### Your goal
Restate the whole of the material. Keep every word, and drop the pictures.

### Data section
☆ ☆ ☆
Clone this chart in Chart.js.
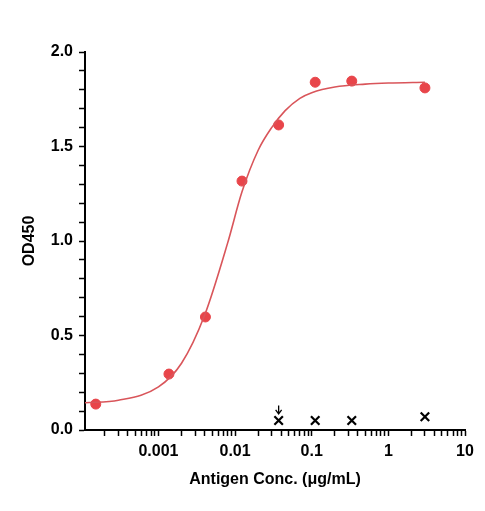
<!DOCTYPE html>
<html>
<head>
<meta charset="utf-8">
<script src="https://cdn.jsdelivr.net/npm/chart.js@4/dist/chart.umd.min.js"></script>
<style>
  html, body { margin: 0; padding: 0; background: #fff; }
  #wrap { width: 485px; height: 511px; }
</style>
</head>
<body>
<div id="wrap"><canvas id="chart"></canvas></div>
<script>
// Datos medidos (3x diluciones)
const concs = [0.000152, 0.00137, 0.0041, 0.0123, 0.037, 0.111, 0.333, 3];
const odValues = [0.137, 0.296, 0.598, 1.317, 1.614, 1.84, 1.846, 1.81];

// Curva ajustada
const curveX = [0.00011, 0.0003, 0.001, 0.002, 0.004, 0.008, 0.0123, 0.02, 0.03, 0.045, 0.07, 0.1, 0.2, 0.5, 1, 3];
const curveY = [0.144, 0.157, 0.228, 0.353, 0.607, 0.99, 1.26, 1.48, 1.6, 1.69, 1.755, 1.785, 1.815, 1.83, 1.836, 1.84];

// Controles negativos (cruces)
const ctrlX = [0.037, 0.111, 0.333, 3];
const ctrlY = [0.05, 0.05, 0.05, 0.07];

const majorTicks = [0.001, 0.01, 0.1, 1, 10];

const toPts = (xs, ys) => xs.map((x, i) => ({ x: x, y: ys[i] }));

// ticks menores del eje logarítmico
function logTicks() {
    const t = [];
    for (let e = -4; e <= 0; e++) {
        for (let m = 1; m <= 9; m++) {
            const v = m * Math.pow(10, e);
            if (v >= 0.0002) t.push({ value: v });
        }
    }
    t.push({ value: 10 });
    return t;
}

// flecha sobre el primer control
const arrowPlugin = {
    id: 'arrow',
    afterDatasetsDraw(chart) {
        const { ctx, scales } = chart;
        const px = scales.x.getPixelForValue(ctrlX[0]);
        const y1 = scales.y.getPixelForValue(0.13);
        const y2 = scales.y.getPixelForValue(0.085);
        ctx.save();
        ctx.strokeStyle = '#000';
        ctx.lineWidth = 1.3;
        ctx.beginPath();
        ctx.moveTo(px, y1);
        ctx.lineTo(px, y2);
        ctx.moveTo(px - 3, y2 - 4);
        ctx.lineTo(px, y2);
        ctx.lineTo(px + 3, y2 - 4);
        ctx.stroke();
        ctx.restore();
    }
};

const font = { family: 'Liberation Sans, Arial', size: 16, weight: 'bold' };

new Chart(document.getElementById('chart'), {
    type: 'scatter',
    data: {
        datasets: [
            {
                type: 'line',
                data: toPts(curveX, curveY),
                borderColor: '#d9555a',
                borderWidth: 1.6,
                pointRadius: 0,
                cubicInterpolationMode: 'monotone',
                fill: false
            },
            {
                data: toPts(concs, odValues),
                backgroundColor: '#e8454a',
                borderColor: '#e8454a',
                pointRadius: 5
            },
            {
                data: toPts(ctrlX, ctrlY),
                pointStyle: 'crossRot',
                borderColor: '#000',
                borderWidth: 2.2,
                pointRadius: 6
            }
        ]
    },
    options: {
        responsive: true,
        maintainAspectRatio: false,
        animation: false,
        layout: { padding: { top: 52, right: 20, left: 20, bottom: 22 } },
        plugins: { legend: { display: false }, tooltip: { enabled: false } },
        scales: {
            x: {
                type: 'logarithmic',
                min: 0.00011,
                max: 10,
                afterBuildTicks: (s) => { s.ticks = logTicks(); },
                afterFit: (s) => { s.height = 59; },
                grid: { drawOnChartArea: false, color: '#000', tickLength: 6, tickWidth: 1.5 },
                border: { color: '#000', width: 2 },
                ticks: {
                    color: '#000',
                    font: font,
                    autoSkip: false,
                    maxRotation: 0,
                    padding: 6,
                    callback: (v) => majorTicks.includes(v) ? String(v) : ''
                },
                title: { display: true, text: 'Antigen Conc. (μg/mL)', color: '#000', font: font, padding: { top: 4, bottom: 0 } }
            },
            y: {
                min: 0,
                max: 2,
                afterBuildTicks: (s) => {
                    const t = [];
                    for (let i = 0; i <= 20; i++) t.push({ value: i / 10 });
                    s.ticks = t;
                },
                afterFit: (s) => { s.width = 65; },
                grid: { drawOnChartArea: false, color: '#000', tickLength: 6, tickWidth: 1.5 },
                border: { color: '#000', width: 2 },
                ticks: {
                    color: '#000',
                    font: font,
                    autoSkip: false,
                    padding: 6,
                    callback: (v) => (Math.round(v * 10) % 5 === 0) ? v.toFixed(1) : ''
                },
                title: { display: true, text: 'OD450', color: '#000', font: font, padding: 0 }
            }
        }
    },
    plugins: [arrowPlugin]
});
</script>
</body>
</html>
☆ ☆ ☆
### Written solution
Clone this chart in Chart.js.
<!DOCTYPE html>
<html>
<head>
<meta charset="utf-8">
<script src="https://cdn.jsdelivr.net/npm/chart.js@4/dist/chart.umd.min.js"></script>
<style>
  html, body { margin: 0; padding: 0; background: #fff; }
  #wrap { width: 485px; height: 511px; }
</style>
</head>
<body>
<div id="wrap"><canvas id="chart"></canvas></div>
<script>
// Datos medidos (3x diluciones)
const concs = [0.000152, 0.00137, 0.0041, 0.0123, 0.037, 0.111, 0.333, 3];
const odValues = [0.137, 0.296, 0.598, 1.317, 1.614, 1.84, 1.846, 1.81];

// Curva ajustada
const curveX = [0.00011, 0.0003, 0.001, 0.002, 0.004, 0.008, 0.0123, 0.02, 0.03, 0.045, 0.07, 0.1, 0.2, 0.5, 1, 3];
const curveY = [0.144, 0.157, 0.228, 0.353, 0.607, 0.99, 1.26, 1.48, 1.6, 1.69, 1.755, 1.785, 1.815, 1.83, 1.836, 1.84];

// Controles negativos (cruces)
const ctrlX = [0.037, 0.111, 0.333, 3];
const ctrlY = [0.05, 0.05, 0.05, 0.07];

const majorTicks = [0.001, 0.01, 0.1, 1, 10];

const toPts = (xs, ys) => xs.map((x, i) => ({ x: x, y: ys[i] }));

// ticks menores del eje logarítmico
function logTicks() {
    const t = [];
    for (let e = -4; e <= 0; e++) {
        for (let m = 1; m <= 9; m++) {
            const v = m * Math.pow(10, e);
            if (v >= 0.0002) t.push({ value: v });
        }
    }
    t.push({ value: 10 });
    return t;
}

// flecha sobre el primer control
const arrowPlugin = {
    id: 'arrow',
    afterDatasetsDraw(chart) {
        const { ctx, scales } = chart;
        const px = scales.x.getPixelForValue(ctrlX[0]);
        const y1 = scales.y.getPixelForValue(0.13);
        const y2 = scales.y.getPixelForValue(0.085);
        ctx.save();
        ctx.strokeStyle = '#000';
        ctx.lineWidth = 1.3;
        ctx.beginPath();
        ctx.moveTo(px, y1);
        ctx.lineTo(px, y2);
        ctx.moveTo(px - 3, y2 - 4);
        ctx.lineTo(px, y2);
        ctx.lineTo(px + 3, y2 - 4);
        ctx.stroke();
        ctx.restore();
    }
};

const font = { family: 'Liberation Sans, Arial', size: 16, weight: 'bold' };

new Chart(document.getElementById('chart'), {
    type: 'scatter',
    data: {
        datasets: [
            {
                type: 'line',
                data: toPts(curveX, curveY),
                borderColor: '#d9555a',
                borderWidth: 1.6,
                pointRadius: 0,
                cubicInterpolationMode: 'monotone',
                fill: false
            },
            {
                data: toPts(concs, odValues),
                backgroundColor: '#e8454a',
                borderColor: '#e8454a',
                pointRadius: 5
            },
            {
                data: toPts(ctrlX, ctrlY),
                pointStyle: 'crossRot',
                borderColor: '#000',
                borderWidth: 2.2,
                pointRadius: 6
            }
        ]
    },
    options: {
        responsive: true,
        maintainAspectRatio: false,
        animation: false,
        layout: { padding: { top: 52, right: 20, left: 20, bottom: 22 } },
        plugins: { legend: { display: false }, tooltip: { enabled: false } },
        scales: {
            x: {
                type: 'logarithmic',
                min: 0.00011,
                max: 10,
                afterBuildTicks: (s) => { s.ticks = logTicks(); },
                afterFit: (s) => { s.height = 59; },
                grid: { drawOnChartArea: false, color: '#000', tickLength: 6, tickWidth: 1.5 },
                border: { color: '#000', width: 2 },
                ticks: {
                    color: '#000',
                    font: font,
                    autoSkip: false,
                    maxRotation: 0,
                    padding: 6,
                    callback: (v) => majorTicks.includes(v) ? String(v) : ''
                },
                title: { display: true, text: 'Antigen Conc. (μg/mL)', color: '#000', font: font, padding: { top: 4, bottom: 0 } }
            },
            y: {
                min: 0,
                max: 2,
                afterBuildTicks: (s) => {
                    const t = [];
                    for (let i = 0; i <= 20; i++) t.push({ value: i / 10 });
                    s.ticks = t;
                },
                afterFit: (s) => { s.width = 65; },
                grid: { drawOnChartArea: false, color: '#000', tickLength: 6, tickWidth: 1.5 },
                border: { color: '#000', width: 2 },
                ticks: {
                    color: '#000',
                    font: font,
                    autoSkip: false,
                    padding: 6,
                    callback: (v) => (Math.round(v * 10) % 5 === 0) ? v.toFixed(1) : ''
                },
                title: { display: true, text: 'OD450', color: '#000', font: font, padding: 0 }
            }
        }
    },
    plugins: [arrowPlugin]
});
</script>
</body>
</html>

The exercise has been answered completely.